>> BEGIN

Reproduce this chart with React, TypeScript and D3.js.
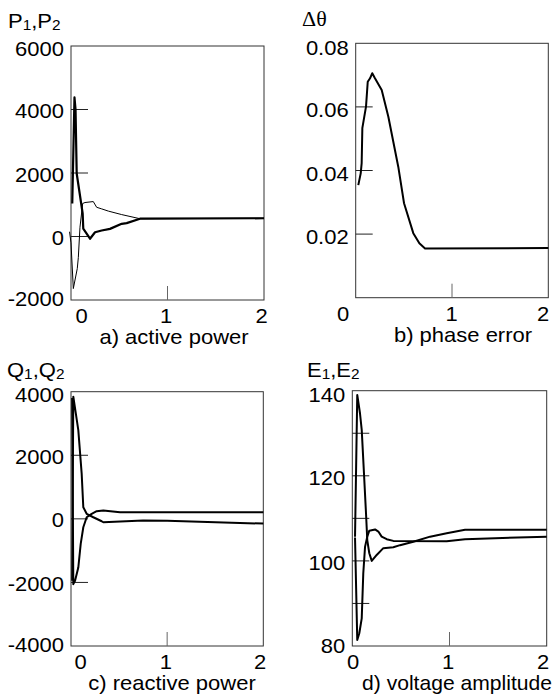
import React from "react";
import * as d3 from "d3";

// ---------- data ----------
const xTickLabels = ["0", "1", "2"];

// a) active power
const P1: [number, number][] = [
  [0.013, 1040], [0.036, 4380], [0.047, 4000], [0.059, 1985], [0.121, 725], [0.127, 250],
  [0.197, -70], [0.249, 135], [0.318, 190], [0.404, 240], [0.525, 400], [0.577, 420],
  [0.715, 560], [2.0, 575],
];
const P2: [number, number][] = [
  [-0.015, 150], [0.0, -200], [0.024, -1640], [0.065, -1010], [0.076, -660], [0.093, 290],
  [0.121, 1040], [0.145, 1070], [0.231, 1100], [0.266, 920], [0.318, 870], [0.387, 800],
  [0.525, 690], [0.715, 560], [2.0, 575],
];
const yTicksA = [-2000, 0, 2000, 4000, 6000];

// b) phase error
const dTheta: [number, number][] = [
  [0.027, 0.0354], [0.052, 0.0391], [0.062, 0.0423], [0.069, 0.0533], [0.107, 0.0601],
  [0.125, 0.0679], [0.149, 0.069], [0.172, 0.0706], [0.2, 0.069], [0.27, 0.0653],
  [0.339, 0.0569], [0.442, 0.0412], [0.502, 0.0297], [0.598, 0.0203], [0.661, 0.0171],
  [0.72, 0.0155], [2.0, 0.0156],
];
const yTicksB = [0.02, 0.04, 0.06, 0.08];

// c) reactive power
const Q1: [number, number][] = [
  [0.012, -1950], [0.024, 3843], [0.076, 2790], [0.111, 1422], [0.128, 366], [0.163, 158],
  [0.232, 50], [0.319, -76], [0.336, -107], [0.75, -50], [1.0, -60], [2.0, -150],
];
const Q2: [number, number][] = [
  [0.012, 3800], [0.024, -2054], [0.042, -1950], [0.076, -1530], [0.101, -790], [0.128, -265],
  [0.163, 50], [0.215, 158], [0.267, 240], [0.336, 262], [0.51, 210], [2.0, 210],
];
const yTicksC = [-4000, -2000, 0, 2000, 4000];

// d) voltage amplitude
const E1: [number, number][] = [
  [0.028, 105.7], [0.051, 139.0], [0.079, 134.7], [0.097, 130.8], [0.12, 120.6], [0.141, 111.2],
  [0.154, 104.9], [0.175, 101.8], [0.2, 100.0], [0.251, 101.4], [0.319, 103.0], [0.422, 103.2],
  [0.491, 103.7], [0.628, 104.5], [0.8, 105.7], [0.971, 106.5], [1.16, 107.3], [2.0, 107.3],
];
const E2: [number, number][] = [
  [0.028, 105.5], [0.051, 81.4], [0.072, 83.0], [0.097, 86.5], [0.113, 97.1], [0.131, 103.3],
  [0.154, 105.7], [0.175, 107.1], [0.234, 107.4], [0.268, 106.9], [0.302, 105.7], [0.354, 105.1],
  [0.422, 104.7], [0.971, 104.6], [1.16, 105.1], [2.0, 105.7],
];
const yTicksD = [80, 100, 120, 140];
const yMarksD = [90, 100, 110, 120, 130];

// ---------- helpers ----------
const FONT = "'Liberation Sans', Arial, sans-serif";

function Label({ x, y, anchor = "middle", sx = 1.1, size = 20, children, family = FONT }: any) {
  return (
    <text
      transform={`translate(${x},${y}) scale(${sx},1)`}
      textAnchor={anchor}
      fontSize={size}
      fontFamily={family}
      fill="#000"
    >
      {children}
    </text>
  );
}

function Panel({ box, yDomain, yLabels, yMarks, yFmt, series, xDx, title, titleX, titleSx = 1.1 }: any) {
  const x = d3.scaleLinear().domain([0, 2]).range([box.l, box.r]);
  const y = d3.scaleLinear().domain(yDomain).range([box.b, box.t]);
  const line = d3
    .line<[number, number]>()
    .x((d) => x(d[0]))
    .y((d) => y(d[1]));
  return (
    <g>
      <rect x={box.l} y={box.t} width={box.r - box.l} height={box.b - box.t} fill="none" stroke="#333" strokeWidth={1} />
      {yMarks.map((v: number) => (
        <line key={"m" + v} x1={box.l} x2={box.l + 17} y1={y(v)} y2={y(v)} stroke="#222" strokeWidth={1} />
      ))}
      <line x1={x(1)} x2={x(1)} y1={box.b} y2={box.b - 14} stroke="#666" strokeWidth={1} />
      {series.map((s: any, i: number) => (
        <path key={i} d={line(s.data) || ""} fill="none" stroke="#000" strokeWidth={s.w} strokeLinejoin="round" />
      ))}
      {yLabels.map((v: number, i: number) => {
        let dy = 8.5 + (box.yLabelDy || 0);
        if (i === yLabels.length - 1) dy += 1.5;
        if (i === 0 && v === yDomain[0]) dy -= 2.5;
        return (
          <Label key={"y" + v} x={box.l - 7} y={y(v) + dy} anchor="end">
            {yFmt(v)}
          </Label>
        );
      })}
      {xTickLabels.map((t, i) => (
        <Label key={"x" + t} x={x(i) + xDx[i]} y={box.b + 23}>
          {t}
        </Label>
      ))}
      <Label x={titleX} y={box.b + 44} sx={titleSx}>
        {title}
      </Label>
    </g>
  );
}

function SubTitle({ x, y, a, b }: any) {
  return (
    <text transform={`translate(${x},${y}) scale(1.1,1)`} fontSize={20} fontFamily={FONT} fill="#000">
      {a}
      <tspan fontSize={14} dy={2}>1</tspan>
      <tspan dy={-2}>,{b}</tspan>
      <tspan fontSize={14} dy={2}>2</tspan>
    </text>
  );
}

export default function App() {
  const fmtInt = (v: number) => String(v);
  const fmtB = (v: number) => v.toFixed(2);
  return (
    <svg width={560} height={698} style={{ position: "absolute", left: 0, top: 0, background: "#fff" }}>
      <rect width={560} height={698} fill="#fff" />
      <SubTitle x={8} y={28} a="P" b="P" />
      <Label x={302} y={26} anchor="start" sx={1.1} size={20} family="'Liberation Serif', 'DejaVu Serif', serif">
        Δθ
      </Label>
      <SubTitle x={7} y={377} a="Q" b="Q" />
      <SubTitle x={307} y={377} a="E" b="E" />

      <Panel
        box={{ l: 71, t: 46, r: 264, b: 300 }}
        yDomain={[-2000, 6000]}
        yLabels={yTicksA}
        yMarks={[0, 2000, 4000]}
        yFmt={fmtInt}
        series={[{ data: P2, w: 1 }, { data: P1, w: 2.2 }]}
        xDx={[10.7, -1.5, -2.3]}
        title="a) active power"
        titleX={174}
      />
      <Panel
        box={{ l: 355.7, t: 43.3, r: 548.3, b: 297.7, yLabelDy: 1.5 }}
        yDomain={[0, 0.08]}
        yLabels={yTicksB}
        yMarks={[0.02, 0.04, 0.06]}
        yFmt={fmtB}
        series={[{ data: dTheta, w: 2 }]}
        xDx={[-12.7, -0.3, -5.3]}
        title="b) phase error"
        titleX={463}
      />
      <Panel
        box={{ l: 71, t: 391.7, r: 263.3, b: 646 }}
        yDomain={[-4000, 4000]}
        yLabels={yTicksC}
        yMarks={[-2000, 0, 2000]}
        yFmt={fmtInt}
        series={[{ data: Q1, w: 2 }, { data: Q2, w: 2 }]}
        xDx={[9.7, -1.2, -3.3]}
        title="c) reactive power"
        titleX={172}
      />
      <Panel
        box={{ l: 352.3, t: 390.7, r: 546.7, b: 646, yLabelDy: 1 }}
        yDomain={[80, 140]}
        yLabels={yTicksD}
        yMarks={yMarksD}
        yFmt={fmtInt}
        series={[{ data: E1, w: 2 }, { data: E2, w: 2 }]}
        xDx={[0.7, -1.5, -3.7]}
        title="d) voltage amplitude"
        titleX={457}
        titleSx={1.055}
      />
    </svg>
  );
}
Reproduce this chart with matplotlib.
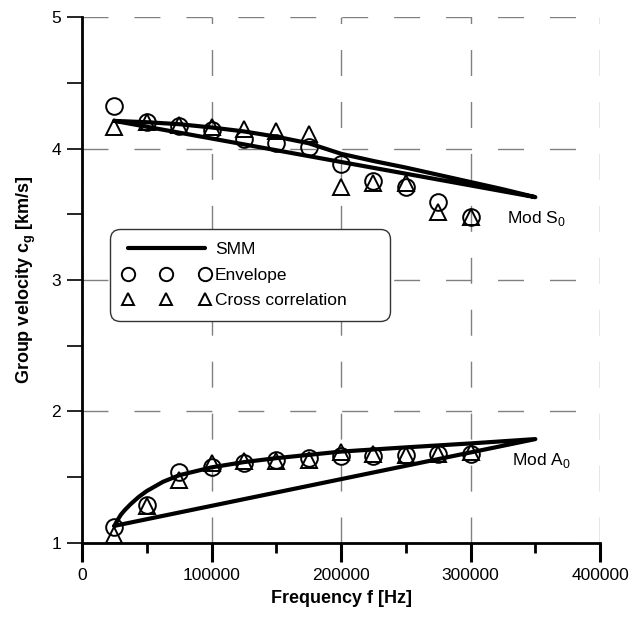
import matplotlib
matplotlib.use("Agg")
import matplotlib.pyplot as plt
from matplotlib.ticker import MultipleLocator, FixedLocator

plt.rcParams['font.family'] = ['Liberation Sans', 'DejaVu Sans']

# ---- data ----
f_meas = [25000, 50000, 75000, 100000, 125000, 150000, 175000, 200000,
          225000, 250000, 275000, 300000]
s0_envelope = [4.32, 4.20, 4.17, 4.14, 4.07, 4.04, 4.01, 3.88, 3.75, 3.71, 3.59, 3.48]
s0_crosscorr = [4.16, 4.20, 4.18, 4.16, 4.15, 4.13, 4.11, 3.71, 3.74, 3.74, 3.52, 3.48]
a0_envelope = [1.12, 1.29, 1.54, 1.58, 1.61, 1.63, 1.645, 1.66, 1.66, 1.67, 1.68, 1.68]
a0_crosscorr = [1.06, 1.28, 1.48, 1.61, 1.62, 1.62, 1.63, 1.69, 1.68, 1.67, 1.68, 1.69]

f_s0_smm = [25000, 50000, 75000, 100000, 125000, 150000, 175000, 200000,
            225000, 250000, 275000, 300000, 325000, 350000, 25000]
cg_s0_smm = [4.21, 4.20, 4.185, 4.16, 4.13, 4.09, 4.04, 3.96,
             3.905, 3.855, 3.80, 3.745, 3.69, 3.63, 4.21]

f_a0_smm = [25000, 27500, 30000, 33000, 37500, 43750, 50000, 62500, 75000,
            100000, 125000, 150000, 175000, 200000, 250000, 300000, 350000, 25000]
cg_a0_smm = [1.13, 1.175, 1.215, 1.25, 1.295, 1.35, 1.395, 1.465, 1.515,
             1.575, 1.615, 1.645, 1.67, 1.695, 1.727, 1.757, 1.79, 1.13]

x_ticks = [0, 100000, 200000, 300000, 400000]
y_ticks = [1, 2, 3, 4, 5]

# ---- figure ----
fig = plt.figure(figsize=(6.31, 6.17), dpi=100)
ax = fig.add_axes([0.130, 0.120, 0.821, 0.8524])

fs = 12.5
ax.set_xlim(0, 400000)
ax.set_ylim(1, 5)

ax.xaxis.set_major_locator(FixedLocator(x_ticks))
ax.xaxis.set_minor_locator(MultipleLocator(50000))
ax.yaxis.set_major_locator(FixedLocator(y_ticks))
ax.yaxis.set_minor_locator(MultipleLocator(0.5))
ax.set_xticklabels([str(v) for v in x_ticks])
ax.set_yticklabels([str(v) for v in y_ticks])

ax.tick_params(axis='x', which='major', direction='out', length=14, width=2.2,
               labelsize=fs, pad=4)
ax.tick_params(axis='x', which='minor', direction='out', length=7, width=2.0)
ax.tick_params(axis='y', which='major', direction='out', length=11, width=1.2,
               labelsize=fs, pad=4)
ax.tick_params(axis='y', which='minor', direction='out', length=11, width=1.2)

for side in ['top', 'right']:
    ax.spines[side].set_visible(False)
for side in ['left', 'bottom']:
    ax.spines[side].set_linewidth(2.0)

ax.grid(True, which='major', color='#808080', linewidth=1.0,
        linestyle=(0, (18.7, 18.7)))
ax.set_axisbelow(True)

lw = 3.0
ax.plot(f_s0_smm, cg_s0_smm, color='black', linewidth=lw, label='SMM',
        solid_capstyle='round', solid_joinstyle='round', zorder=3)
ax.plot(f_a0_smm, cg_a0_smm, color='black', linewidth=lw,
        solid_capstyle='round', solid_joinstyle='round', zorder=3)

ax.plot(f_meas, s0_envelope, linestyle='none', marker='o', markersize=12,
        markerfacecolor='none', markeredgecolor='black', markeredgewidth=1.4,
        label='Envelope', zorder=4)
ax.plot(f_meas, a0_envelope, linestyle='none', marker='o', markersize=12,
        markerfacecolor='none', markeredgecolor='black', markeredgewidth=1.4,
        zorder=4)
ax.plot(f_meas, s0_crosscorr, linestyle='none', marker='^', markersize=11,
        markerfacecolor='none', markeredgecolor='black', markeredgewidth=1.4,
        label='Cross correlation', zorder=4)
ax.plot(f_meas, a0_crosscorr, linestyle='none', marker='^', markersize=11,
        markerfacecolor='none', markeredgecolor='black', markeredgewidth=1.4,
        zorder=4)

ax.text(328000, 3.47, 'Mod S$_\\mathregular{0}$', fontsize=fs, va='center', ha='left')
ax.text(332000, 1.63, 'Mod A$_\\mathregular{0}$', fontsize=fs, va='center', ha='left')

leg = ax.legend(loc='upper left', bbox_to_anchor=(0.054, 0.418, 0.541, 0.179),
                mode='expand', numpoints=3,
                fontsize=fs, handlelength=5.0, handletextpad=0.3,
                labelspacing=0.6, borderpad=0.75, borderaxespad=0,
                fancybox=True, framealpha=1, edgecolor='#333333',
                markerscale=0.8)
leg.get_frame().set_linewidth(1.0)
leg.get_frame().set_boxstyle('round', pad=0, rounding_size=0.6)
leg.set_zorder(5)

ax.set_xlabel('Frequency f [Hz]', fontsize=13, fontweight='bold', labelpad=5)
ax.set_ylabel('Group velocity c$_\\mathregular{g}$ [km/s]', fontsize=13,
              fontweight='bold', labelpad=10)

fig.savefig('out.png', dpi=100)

>> END

All lines above from the one containing "Reproduce this chart with matplotlib." through the one containing "ax = fig.add_axes([0.130, 0.120, 0.821, 0.8524])" are to be quoted exactly, and only those; pictures are left out.

Reproduce this chart with matplotlib.
import matplotlib
matplotlib.use("Agg")
import matplotlib.pyplot as plt
from matplotlib.ticker import MultipleLocator, FixedLocator

plt.rcParams['font.family'] = ['Liberation Sans', 'DejaVu Sans']

# ---- data ----
f_meas = [25000, 50000, 75000, 100000, 125000, 150000, 175000, 200000,
          225000, 250000, 275000, 300000]
s0_envelope = [4.32, 4.20, 4.17, 4.14, 4.07, 4.04, 4.01, 3.88, 3.75, 3.71, 3.59, 3.48]
s0_crosscorr = [4.16, 4.20, 4.18, 4.16, 4.15, 4.13, 4.11, 3.71, 3.74, 3.74, 3.52, 3.48]
a0_envelope = [1.12, 1.29, 1.54, 1.58, 1.61, 1.63, 1.645, 1.66, 1.66, 1.67, 1.68, 1.68]
a0_crosscorr = [1.06, 1.28, 1.48, 1.61, 1.62, 1.62, 1.63, 1.69, 1.68, 1.67, 1.68, 1.69]

f_s0_smm = [25000, 50000, 75000, 100000, 125000, 150000, 175000, 200000,
            225000, 250000, 275000, 300000, 325000, 350000, 25000]
cg_s0_smm = [4.21, 4.20, 4.185, 4.16, 4.13, 4.09, 4.04, 3.96,
             3.905, 3.855, 3.80, 3.745, 3.69, 3.63, 4.21]

f_a0_smm = [25000, 27500, 30000, 33000, 37500, 43750, 50000, 62500, 75000,
            100000, 125000, 150000, 175000, 200000, 250000, 300000, 350000, 25000]
cg_a0_smm = [1.13, 1.175, 1.215, 1.25, 1.295, 1.35, 1.395, 1.465, 1.515,
             1.575, 1.615, 1.645, 1.67, 1.695, 1.727, 1.757, 1.79, 1.13]

x_ticks = [0, 100000, 200000, 300000, 400000]
y_ticks = [1, 2, 3, 4, 5]

# ---- figure ----
fig = plt.figure(figsize=(6.31, 6.17), dpi=100)
ax = fig.add_axes([0.130, 0.120, 0.821, 0.8524])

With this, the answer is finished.